* _Exercise goal_:
Repeat what the lines below say, word for word, and skip every image.

* _Data section_:
++++++++++++++++++++

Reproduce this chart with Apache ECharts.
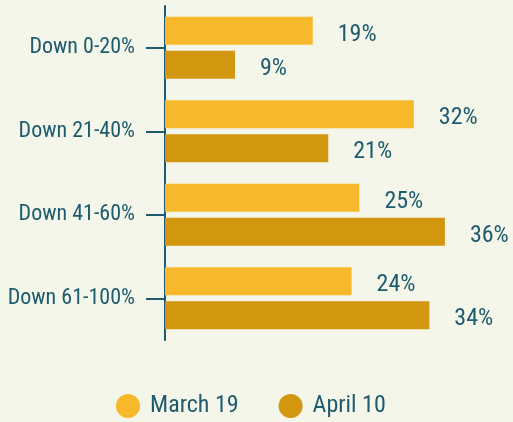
<!DOCTYPE html>
<html>
<head>
<meta charset="utf-8">
<script src="https://cdn.jsdelivr.net/npm/echarts@6/dist/echarts.min.js"></script>
<style>
html,body{margin:0;padding:0;background:#f4f6e9;}
#chart{width:513px;height:422px;}
</style>
</head>
<body>
<div id="chart"></div>
<script>
var categories = ['Down 0-20%', 'Down 21-40%', 'Down 41-60%', 'Down 61-100%'];
var seriesNames = ['March 19', 'April 10'];
var march19 = [19, 32, 25, 24];
var april10 = [9, 21, 36, 34];

var FONT = "'Liberation Sans Narrow', 'Roboto Condensed', Roboto, sans-serif";
var TEXT = '#1e5b6e';
var chart = echarts.init(document.getElementById('chart'));
var labelCfg = {
  show: true, position: 'right', distance: 25, offset: [0, 4],
  formatter: '{c}%', color: TEXT, fontFamily: FONT, fontSize: 24
};
chart.setOption({
  backgroundColor: '#f4f6e9',
  animation: false,
  grid: { left: 165, top: 6, width: 311, height: 334, containLabel: false },
  legend: {
    left: 111, top: 389, itemWidth: 24, itemHeight: 24, itemGap: 40,
    icon: 'circle',
    textStyle: { color: TEXT, fontFamily: FONT, fontSize: 24, padding: [0, 0, 0, 5] },
    data: seriesNames
  },
  xAxis: {
    type: 'value', min: 0, max: 40, show: false
  },
  yAxis: {
    type: 'category', inverse: true, data: categories,
    axisLine: { show: true, lineStyle: { color: TEXT, width: 2 } },
    axisTick: { show: true, alignWithLabel: true, length: 19, lineStyle: { color: TEXT, width: 2 } },
    axisLabel: { margin: 30, color: TEXT, fontFamily: FONT, fontSize: 22, padding: [13, 0, 0, 0] },
    splitLine: { show: false }
  },
  series: [
    { name: seriesNames[0], type: 'bar', data: march19, barWidth: 28, barGap: '21%',
      itemStyle: { color: '#f7b92b' }, label: labelCfg },
    { name: seriesNames[1], type: 'bar', data: april10, barWidth: 28, barGap: '21%',
      itemStyle: { color: '#d3960f' }, label: labelCfg }
  ]
});
</script>
</body>
</html>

++++++++++++++++++++

* _Answer to the problem_:
Reproduce this chart with Apache ECharts.
<!DOCTYPE html>
<html>
<head>
<meta charset="utf-8">
<script src="https://cdn.jsdelivr.net/npm/echarts@6/dist/echarts.min.js"></script>
<style>
html,body{margin:0;padding:0;background:#f4f6e9;}
#chart{width:513px;height:422px;}
</style>
</head>
<body>
<div id="chart"></div>
<script>
var categories = ['Down 0-20%', 'Down 21-40%', 'Down 41-60%', 'Down 61-100%'];
var seriesNames = ['March 19', 'April 10'];
var march19 = [19, 32, 25, 24];
var april10 = [9, 21, 36, 34];

var FONT = "'Liberation Sans Narrow', 'Roboto Condensed', Roboto, sans-serif";
var TEXT = '#1e5b6e';
var chart = echarts.init(document.getElementById('chart'));
var labelCfg = {
  show: true, position: 'right', distance: 25, offset: [0, 4],
  formatter: '{c}%', color: TEXT, fontFamily: FONT, fontSize: 24
};
chart.setOption({
  backgroundColor: '#f4f6e9',
  animation: false,
  grid: { left: 165, top: 6, width: 311, height: 334, containLabel: false },
  legend: {
    left: 111, top: 389, itemWidth: 24, itemHeight: 24, itemGap: 40,
    icon: 'circle',
    textStyle: { color: TEXT, fontFamily: FONT, fontSize: 24, padding: [0, 0, 0, 5] },
    data: seriesNames
  },
  xAxis: {
    type: 'value', min: 0, max: 40, show: false
  },
  yAxis: {
    type: 'category', inverse: true, data: categories,
    axisLine: { show: true, lineStyle: { color: TEXT, width: 2 } },
    axisTick: { show: true, alignWithLabel: true, length: 19, lineStyle: { color: TEXT, width: 2 } },
    axisLabel: { margin: 30, color: TEXT, fontFamily: FONT, fontSize: 22, padding: [13, 0, 0, 0] },
    splitLine: { show: false }
  },
  series: [
    { name: seriesNames[0], type: 'bar', data: march19, barWidth: 28, barGap: '21%',
      itemStyle: { color: '#f7b92b' }, label: labelCfg },
    { name: seriesNames[1], type: 'bar', data: april10, barWidth: 28, barGap: '21%',
      itemStyle: { color: '#d3960f' }, label: labelCfg }
  ]
});
</script>
</body>
</html>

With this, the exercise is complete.